La scelta di rilevare l’azienda, in ogni caso, non può essere presa a cuor leggero: i dipendenti devono impegnare il loro Tfr e la loro indennità fino all’ultimo euro. Devono quindi crederci. E tanto. “Di fronte alla possibilità di perdere il nostro lavoro, avevamo due strade da poter percorrere: una, la più semplice almeno nell’apparenza, era quella di arrendersi all’evidenza, accettando la disoccupazione e gli ostacoli della ricerca di un nuovo impiego; l’altra via, quella più tortuosa e ripida, era tentare l’impossibile: scommettere su noi stessi, sulle nostre capacità e acquisire l’azienda – si legge sul sito dell’azienda “Ceramiche Noi” -. Pronti a ripartire, abbiamo deciso di fondare una cooperativa sfruttando gli strumenti del workers buyout. La nostra scelta è stata coraggiosa e precisa: abbiamo rinunciato alla disoccupazione, al TFR e abbiamo investito 180.000 euro per comprare nuovi macchinari. Ed è così che il miracolo è avvenuto. La nostra vita è cambiata in pochi mesi, così come il nostro futuro che sembrava essere incerto e cupo. In breve tempo, siamo riusciti a riconquistare i nostri vecchi clienti, il 90% dei quali negli Stati Uniti. Siamo riusciti a non fermare la produzione e a ripartire di slancio, lavorando anche 14 ore al giorno”.

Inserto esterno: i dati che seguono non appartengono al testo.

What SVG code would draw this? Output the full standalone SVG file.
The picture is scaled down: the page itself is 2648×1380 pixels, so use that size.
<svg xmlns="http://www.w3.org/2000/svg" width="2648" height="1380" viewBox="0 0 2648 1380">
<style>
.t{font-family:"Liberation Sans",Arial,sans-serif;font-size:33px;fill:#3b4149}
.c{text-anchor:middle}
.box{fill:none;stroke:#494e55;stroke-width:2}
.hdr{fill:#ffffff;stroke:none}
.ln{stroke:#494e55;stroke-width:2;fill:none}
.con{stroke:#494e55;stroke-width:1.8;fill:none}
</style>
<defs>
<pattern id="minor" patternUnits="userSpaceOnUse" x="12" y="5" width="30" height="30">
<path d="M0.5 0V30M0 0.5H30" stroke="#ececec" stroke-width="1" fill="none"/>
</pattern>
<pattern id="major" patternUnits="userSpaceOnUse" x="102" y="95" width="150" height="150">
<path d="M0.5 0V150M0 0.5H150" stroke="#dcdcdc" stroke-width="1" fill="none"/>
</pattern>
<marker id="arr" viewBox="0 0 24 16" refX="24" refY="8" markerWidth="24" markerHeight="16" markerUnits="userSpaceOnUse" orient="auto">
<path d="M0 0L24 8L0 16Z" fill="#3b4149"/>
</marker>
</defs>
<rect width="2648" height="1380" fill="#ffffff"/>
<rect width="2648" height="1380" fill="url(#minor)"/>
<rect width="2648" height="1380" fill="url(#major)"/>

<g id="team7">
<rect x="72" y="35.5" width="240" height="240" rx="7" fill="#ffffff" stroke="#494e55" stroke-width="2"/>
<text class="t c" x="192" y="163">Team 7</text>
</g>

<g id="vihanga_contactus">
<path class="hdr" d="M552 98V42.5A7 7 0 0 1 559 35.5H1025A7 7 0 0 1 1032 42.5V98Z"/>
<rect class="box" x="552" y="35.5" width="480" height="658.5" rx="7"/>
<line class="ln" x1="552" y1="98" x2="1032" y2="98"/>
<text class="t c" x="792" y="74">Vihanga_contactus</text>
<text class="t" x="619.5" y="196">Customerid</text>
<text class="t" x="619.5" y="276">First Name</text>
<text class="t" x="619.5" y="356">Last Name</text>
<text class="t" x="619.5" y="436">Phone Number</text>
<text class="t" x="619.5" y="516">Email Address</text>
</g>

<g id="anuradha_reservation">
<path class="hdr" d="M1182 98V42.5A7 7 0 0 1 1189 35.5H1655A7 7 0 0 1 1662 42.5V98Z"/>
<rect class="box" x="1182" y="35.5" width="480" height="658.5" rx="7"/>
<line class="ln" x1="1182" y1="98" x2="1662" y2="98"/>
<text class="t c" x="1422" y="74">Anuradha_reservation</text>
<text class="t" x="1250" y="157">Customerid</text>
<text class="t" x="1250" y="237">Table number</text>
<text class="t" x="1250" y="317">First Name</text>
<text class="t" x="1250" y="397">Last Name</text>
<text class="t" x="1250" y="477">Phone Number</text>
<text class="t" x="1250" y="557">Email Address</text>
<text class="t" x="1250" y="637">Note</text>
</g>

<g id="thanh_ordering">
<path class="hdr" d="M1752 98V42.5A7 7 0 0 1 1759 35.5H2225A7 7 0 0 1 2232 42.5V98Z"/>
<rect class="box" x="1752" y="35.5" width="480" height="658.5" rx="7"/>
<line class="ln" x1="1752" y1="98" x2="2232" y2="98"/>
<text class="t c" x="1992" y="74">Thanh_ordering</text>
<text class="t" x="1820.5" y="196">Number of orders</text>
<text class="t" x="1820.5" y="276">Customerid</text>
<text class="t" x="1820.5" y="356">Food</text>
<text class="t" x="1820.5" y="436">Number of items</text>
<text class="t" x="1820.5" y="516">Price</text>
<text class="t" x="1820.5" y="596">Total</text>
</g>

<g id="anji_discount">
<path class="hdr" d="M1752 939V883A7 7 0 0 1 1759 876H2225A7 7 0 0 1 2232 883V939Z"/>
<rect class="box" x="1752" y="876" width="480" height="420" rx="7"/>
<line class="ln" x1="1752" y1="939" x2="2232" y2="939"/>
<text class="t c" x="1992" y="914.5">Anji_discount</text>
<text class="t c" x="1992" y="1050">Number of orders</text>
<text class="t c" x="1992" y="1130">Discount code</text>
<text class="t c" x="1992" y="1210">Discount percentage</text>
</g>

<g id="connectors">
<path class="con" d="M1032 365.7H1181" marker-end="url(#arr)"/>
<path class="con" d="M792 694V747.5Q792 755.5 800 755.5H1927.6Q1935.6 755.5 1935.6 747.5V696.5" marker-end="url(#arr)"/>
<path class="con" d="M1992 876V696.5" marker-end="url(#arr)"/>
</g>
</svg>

I finanziamenti servono non solo a permettere ai dipendenti di acquistare l’impresa, ma anche per consentire loro di proseguire l’attività : si entra nel capitale delle imprese sostenute, rimanendoci per dieci anni anni e finanziandolo una seconda o terza volta. Le Regioni, nel frattempo, erogano finanziamenti per sostenere i lavoratori che vogliono costituirsi in cooperativa e acquistare la loro azienda.

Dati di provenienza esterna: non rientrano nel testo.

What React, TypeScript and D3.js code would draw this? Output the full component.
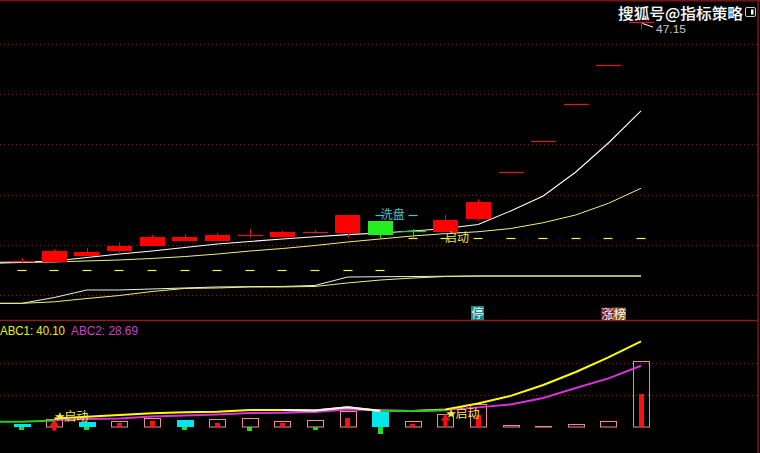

Ci sono poi le società che fanno capo a Agci, Confcooperative, Legacoop, le tre organizzazioni che, insieme a Cgil, Cisl e Uil, hanno stipulato un accordo proprio per promuovere il workers buyout. Proprio Legacoop comunica i suoi numeri: “Il nostro fondo mutualistico Coopfond dal 2009 al 2020 ha deliberato 66 partecipazioni di wbo per un totale di 21 milioni, iniziativa che comprende 1800 persone tra soci e lavoratori”.